When I came to New England College my freshman year, you could say I was highly unprepared for winter. Dazed and confused, I moved through September sweating and stressed. My backpack contained every textbook, notebook, pencil, and eraser I owned. This caused me to present like a red-faced, speed walking turtle that always looked stressed.
The harsh sunbeams of September became less intense in October, the leaves lost their sweet summer greens and traded them in for a watercolor array of fiery oranges, vibrant reds, and honeycomb yellows. When the leaves changed and the foliage came to its peak, I learned to lighten the load I carried in my backpack. As I speed walked to class, I noticed the air felt much cooler than I had known it to be growing up. Goosebumps ran up my arms, foreshadowing what was to come.
I grew up on Cape Cod. The last time I can recall having snow that stuck to the ground was in middle school; every snowfall was like a good dream, disappearing by morning. I was used to shrugging on a heavy sweatshirt and riding the winter season out.
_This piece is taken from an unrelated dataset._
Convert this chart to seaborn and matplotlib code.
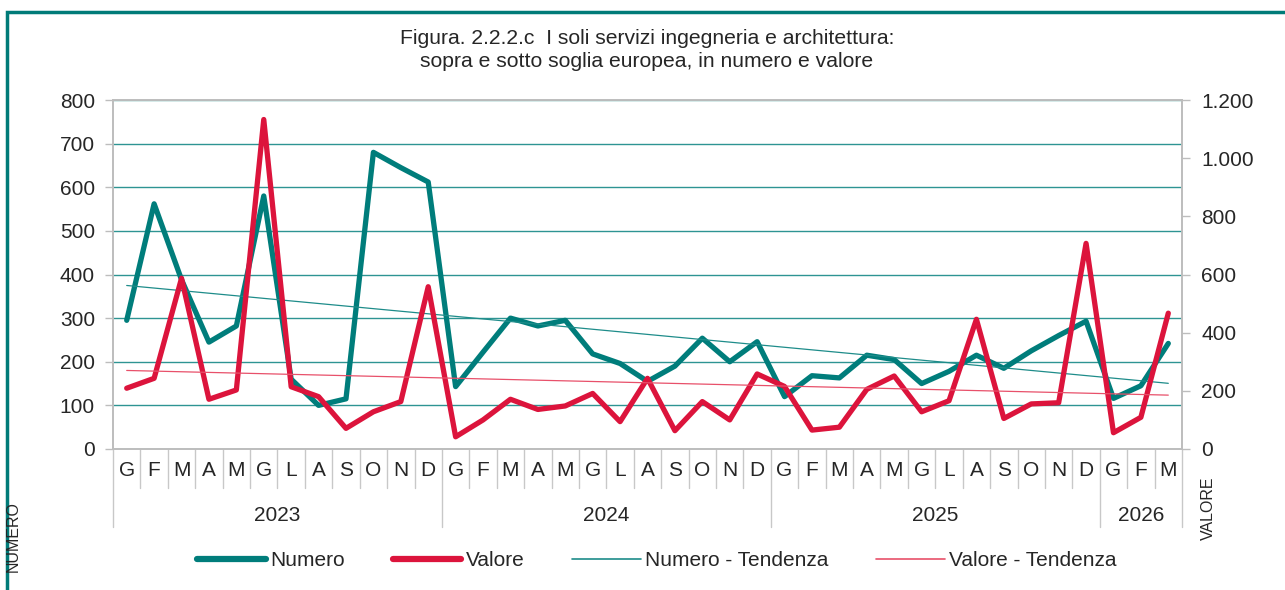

I was the person people with real winter coats would look at bewildered, thinking, is she crazy? The saltwater created a buffer, never letting the Cape or me get too cold. I became oblivious to the fact that once I moved away from my warm saltwater security blanket, I would come to know what being cold really felt like.
But I did, I fled the Cape and journeyed to New England College. The ocean became farther away from me than it had ever been; I was landlocked and cold.
I refused to buy a winter jacket until January of my freshman year. I remember my roommate stuffing me in her car and driving me to a Marshall’s, insisting we were not leaving until I bought a jacket. I scanned the aisles, peppered with fuzzy sweater, peacoats and down jackets. I was nearly frozen at this point, my bone white hands grasping the cheapest jacket I could find. It was a big, gold puffer jacket and I will never forget it. This fraud of a jacket did not do much for me except make me look like a tacky disco ball and clash with my blonde hair; neither of which lasted.
I bought a nicer coat halfway through my sophomore year, my big splurge. It was long, blue and had a thin layer of down. It even said Columbia on the sleeve, so in my mind, this label was a promise of warmth, reassuring somehow. It was enough for a crisp fall festival or early morning pumpkin picking under light cloud cover. I was not enough for winter.
New Hampshire winters are no joke. If you drive around most towns, there are homes with wood lining the sides like a fortress, an armor that waves its mighty fist at the invisible winter that approaches saying, “You won’t get us this year!” Smoke billows out of chimneys in triumph and folks start talking about ordering cords of wood and kindling; apparently there is a difference between a wood stove and fireplace. The word ‘furnace’ is a smack in the face here. If all of this is confusing to you, then I regret to inform you that you are me four years ago: highly unprepared.
Fall seems to vanish overnight. The temperatures drop gently at first and then all at once, plummeting closer and closer to zero. Walking outside in the morning is nearly as good as having a cup of coffee, the bitter cold washing over you in the same way caffeine pumps through your body. The air quickly gives way to big, cotton ball white flakes that free fall into giant mounds of snow, the plows roar through quite Henniker and make sidewalks unrecognizable. This feeling is truly indescribable until you are feeling the wrath of the New Hampshire mountaintops hurdling wind, snow, and black ice all over the place.
It took me until my senior year to buy a thick down coat that swallows me up whole and could double as a sleeping bag; however, it retains so much warmth I do not care how silly it looks. If the only advice I can provide to the freshman is to find a good winter coat that will warm them up for the next four years, that will be enough for me.